Face filters rely on computer vision and image processing models that can modify a video feed in real time. Central to the process is a facial detection algorithm, such as the Viola-Jones algorithm (for more on facial recognition technology, see Ingenia 79). This algorithm works out differences in contrast between portions of an image to detect the edges of the features. For example, as any portrait artist knows, the eye sockets, sides of the nose and lower lip are darker than the upper lip, bridge of the nose and middle of the forehead. If the algorithm finds enough of these features, it can detect a face.
Having detected the facial features, the software then aligns a statistical model of the face with to face in question using machine learning. Called an active shape model, this is derived from hundreds of thousands of facial images, on which people have marked the borders of features. A mesh representing the ‘average face’ from this model is then scaled and aligned with the user’s face, with adjustments made where it doesn’t fit perfectly.
This mesh is where the magic happens. Using special software, it can be distorted, or have accessories attached to it, or have colour changes applied to segments of it (such as the eyes). Importantly, the mesh and any programmed alterations to it must move along in real time with the video of your face, for a smooth viewing experience. But this tracking isn’t quite perfect yet, as can be seen when people turn their heads to the side, as effects can disappear. Plus, in some cases, the algorithms must account for occlusion. This refers to what happens say, when a hat is seen from a three-quarter profile: the head will block the back of the hat from view. So, for a hat filter, the part of the animation behind the head must be subtracted.

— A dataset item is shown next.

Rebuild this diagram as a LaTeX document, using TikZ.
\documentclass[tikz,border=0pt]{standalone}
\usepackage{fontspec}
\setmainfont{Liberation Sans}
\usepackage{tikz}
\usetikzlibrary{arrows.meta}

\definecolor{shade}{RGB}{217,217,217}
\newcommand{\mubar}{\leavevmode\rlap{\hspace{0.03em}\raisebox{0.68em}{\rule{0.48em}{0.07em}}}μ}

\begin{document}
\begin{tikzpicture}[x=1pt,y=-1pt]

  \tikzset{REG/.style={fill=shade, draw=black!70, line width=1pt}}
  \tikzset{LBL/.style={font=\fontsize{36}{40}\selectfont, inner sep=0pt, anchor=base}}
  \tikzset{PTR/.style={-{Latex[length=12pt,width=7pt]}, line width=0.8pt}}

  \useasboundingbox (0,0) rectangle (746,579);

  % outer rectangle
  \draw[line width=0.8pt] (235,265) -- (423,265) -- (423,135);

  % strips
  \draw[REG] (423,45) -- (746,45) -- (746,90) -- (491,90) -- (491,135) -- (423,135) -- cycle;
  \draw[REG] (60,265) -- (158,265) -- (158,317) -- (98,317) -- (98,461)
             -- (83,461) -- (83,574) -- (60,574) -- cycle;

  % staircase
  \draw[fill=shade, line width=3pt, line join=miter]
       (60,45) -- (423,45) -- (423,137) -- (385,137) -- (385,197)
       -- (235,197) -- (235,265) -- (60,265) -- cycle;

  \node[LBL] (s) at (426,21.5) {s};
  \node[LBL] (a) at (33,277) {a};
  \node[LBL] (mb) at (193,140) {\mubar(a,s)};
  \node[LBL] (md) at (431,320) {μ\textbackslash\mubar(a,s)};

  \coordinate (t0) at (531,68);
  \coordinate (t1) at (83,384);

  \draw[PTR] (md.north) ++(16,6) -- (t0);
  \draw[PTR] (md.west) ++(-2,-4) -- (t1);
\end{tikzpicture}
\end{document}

One concern about filters that has been increasingly highlighted is the beauty filter. Although they rely on distortion too, the distortion is so subtle you might not immediately notice it if you saw it on someone else’s photo. However, the effects are worrying: noses or jawlines can be slimmed down, skin can be smoothed, eyes and lips enlarged, and eyelashes lengthened to achieve a so-called ‘Instagram face’ – a Eurocentric standard of beauty often achieved with cosmetic procedures.
What’s more, not all ‘beauty’ filters are labelled as such – sometimes a hat filter might also slim down your nose. All of this adds up to a troubling phenomenon that has been dubbed in the media as ‘filter dysmorphia’, a new version of an old problem to which some young people are particularly susceptible. This is an issue tech companies will need to consider carefully if filters continue their trajectory of popularity.
Beyond the uses purely for social media, brands are developing filters allowing people to try on clothing, accessories, jewellery, and makeup, or see what a piece of furniture could look like at home. While these haven’t gone mainstream yet, in the next few years, you could well be investing in your next pair of glasses without ever seeing them in person.